The team, which includes Colin Zarzycki at Pennsylvania State University, Stefan Rahimi-Esfarjani at UCLA, Melissa Bukovsky at NCAR, Sara Pryor from Cornell University, and Alan Rhoades at Lawrence Berkeley National Laboratory, has an ASCR Leadership Computing Challenge (ALCC) award to target areas of interest. They’ve been allocated 900,000 node-hours on Theta at the Argonne Leadership Computing Facility (ALCF) and 300,000 node-hours on Perlmutter-CPU at the National Energy Research Computing Center. “We can also use a finer grid spacing for larger regions,” Ullrich says but notes that would mean fewer storm simulations. “It’s just a matter of how we want to use our ALCC allocation.”

Ullrich says E3SM has been thoroughly tuned to run efficiently on Theta’s Intel processors. “This means we can achieve higher throughputs, for instance, than the Weather Research and Forecasting (WRF) system, which is considerably more expensive, in terms of the time and energy required to complete the run.”

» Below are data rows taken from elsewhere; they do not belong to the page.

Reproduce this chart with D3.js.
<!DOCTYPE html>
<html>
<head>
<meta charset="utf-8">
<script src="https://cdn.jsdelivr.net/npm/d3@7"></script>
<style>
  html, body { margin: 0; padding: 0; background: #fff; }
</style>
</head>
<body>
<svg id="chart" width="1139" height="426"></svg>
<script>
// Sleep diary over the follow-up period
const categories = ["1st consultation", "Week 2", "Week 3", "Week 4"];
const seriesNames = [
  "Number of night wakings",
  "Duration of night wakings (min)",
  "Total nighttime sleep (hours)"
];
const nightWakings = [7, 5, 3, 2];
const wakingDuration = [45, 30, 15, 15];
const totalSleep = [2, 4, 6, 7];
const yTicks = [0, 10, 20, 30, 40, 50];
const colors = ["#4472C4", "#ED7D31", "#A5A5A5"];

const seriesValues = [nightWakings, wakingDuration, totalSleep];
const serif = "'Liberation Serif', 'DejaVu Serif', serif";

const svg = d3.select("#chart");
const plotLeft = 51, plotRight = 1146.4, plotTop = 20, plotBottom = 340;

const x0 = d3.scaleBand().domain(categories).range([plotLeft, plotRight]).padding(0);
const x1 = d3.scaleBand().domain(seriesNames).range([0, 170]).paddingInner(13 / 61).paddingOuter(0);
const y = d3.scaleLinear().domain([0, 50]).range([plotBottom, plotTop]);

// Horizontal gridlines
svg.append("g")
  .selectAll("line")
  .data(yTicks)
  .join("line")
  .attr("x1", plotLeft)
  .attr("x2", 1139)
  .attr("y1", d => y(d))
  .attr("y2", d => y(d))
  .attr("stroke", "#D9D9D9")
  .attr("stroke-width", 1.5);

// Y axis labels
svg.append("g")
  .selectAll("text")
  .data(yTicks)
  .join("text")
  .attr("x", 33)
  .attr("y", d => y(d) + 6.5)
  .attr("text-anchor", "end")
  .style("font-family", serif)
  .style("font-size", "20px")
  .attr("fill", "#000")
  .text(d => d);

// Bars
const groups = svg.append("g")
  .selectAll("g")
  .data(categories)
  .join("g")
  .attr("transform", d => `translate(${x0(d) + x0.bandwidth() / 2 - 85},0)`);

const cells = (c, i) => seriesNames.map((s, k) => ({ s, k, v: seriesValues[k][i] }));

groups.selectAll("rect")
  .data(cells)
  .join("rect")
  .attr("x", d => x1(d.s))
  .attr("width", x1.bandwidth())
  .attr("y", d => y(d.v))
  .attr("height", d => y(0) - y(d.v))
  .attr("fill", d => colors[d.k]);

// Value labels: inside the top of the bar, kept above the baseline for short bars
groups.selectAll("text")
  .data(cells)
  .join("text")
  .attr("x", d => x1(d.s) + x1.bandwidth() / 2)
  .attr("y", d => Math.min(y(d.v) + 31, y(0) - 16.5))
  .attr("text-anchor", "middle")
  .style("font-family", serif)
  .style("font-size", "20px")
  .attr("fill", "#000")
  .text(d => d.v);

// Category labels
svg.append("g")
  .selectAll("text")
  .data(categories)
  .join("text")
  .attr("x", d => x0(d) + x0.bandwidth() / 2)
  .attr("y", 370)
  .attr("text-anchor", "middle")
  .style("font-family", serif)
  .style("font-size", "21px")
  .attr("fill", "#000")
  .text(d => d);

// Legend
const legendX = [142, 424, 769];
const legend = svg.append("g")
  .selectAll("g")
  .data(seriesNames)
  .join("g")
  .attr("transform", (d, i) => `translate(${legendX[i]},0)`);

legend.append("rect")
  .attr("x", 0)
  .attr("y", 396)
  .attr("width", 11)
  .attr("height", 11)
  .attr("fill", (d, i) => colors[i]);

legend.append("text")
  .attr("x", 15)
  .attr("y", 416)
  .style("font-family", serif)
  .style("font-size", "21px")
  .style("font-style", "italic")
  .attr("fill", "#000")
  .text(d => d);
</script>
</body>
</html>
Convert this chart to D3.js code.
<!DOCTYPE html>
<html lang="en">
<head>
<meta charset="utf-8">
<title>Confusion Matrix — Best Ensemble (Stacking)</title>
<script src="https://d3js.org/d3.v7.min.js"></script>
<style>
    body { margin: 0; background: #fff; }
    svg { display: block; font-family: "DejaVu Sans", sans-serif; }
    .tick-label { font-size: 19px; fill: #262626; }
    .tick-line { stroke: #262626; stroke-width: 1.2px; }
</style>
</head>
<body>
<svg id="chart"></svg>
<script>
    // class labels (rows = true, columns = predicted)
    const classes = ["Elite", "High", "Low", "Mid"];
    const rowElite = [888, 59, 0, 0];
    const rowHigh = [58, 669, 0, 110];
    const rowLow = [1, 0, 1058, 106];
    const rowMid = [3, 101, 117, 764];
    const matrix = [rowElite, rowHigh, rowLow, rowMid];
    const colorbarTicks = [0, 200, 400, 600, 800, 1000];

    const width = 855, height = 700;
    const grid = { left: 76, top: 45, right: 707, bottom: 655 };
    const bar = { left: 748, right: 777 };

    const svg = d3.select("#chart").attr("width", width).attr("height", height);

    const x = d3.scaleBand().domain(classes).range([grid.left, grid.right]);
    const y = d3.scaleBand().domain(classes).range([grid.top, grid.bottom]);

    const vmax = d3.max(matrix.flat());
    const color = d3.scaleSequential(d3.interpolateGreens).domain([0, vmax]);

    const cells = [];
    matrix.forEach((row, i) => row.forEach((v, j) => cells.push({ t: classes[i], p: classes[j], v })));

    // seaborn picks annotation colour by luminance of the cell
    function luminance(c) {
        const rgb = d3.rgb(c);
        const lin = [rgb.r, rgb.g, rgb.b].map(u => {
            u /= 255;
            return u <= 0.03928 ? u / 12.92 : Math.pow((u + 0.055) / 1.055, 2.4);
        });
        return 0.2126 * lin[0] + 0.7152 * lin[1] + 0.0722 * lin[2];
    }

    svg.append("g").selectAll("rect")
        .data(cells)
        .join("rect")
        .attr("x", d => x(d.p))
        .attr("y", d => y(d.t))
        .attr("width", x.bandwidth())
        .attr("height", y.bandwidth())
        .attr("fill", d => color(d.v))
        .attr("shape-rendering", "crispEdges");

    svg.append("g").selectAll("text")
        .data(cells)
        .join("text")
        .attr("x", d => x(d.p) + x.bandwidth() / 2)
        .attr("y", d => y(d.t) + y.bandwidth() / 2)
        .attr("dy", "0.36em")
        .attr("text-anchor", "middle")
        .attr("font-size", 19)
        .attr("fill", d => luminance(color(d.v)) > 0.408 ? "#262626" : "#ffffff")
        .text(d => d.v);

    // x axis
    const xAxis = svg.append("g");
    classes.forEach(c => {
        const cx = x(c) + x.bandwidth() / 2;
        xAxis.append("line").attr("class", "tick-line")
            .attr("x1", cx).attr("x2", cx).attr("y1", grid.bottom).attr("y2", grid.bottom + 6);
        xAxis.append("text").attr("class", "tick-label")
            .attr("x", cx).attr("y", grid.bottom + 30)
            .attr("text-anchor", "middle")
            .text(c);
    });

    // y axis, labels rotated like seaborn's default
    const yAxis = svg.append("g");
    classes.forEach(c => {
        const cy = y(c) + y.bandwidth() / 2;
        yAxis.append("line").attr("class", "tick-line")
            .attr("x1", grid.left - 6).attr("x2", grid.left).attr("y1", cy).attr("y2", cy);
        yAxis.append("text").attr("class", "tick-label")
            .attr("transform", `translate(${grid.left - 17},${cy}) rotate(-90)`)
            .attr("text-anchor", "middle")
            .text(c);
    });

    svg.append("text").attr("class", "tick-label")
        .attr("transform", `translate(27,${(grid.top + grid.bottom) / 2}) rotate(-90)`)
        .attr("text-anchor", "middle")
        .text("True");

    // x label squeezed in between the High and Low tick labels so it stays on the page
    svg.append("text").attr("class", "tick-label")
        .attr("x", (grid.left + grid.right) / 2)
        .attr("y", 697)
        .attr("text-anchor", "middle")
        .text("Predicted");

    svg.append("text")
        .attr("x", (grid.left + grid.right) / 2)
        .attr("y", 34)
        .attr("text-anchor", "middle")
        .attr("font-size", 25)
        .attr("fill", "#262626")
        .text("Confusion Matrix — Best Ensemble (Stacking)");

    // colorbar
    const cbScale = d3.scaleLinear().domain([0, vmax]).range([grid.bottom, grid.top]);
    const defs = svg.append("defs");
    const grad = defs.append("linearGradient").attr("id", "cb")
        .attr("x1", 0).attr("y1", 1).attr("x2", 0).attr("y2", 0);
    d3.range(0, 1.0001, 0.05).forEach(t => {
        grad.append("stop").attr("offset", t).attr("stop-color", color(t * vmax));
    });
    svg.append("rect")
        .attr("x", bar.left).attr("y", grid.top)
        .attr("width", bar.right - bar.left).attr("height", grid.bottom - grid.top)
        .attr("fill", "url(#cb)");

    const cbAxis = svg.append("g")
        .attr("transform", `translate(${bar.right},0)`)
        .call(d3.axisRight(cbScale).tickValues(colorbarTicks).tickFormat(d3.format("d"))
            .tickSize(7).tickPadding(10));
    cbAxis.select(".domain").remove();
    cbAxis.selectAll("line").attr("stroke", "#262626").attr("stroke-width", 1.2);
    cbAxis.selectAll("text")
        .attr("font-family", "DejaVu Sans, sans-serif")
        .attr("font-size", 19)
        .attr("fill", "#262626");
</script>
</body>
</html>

The team will use Perlmutter for smaller, more targeted simulations. “It’s a very flexible, robust system,” Ullrich says, that will let the team run different code configurations “very quickly, and it has much higher throughput than Theta.”

Ullrich and his colleagues plan to focus their high-resolution lens on regions containing 20 to 40 historically notable U.S. storms. They’ll run 10 simulations of each, covering the period from 1950 through 2100 with a refinement region covering the lower 48 states at a grid spacing of approximately 22 km. They aim to capture aspects of large-scale structure and frequency, plus the locations of tropical cyclones, atmospheric rivers, windstorms and winter storms. Then they’ll quantify these conditions’ changes in the future.

Averaging outcomes over 10 simulations for each storm will help iron out forecasting uncertainties. “We’ll start our simulations at slightly different times, or with slightly different initial configurations, in order to trigger small-scale perturbations that lead to different evolutions of those storms,” Ullrich says.

In addition, the team will simulate the 20 most extreme events at high resolution, using the Simple Cloud-Resolving E3SM Atmosphere Model (SCREAM) at 3.5-km grid spacing, and the WRF system at less than 2-km spacing. These runs will let the team compare the E3SM-generated phenomena’s severity to historical events. The large-ensemble runs and the downscaled simulations will further let the researchers predict whether historical worst-case extremes were as bad as it can get or if even more damaging extreme events are possible.

The simulations have begun and look promising so far, Ullrich says. “The simulated climate looks excellent,” containing many small-scale features. It “captures tropical cyclones very nicely. Now, we’re looking forward to building up this large dataset that will enable us to reduce uncertainties, which will really give us a great look into the future of extreme weather.”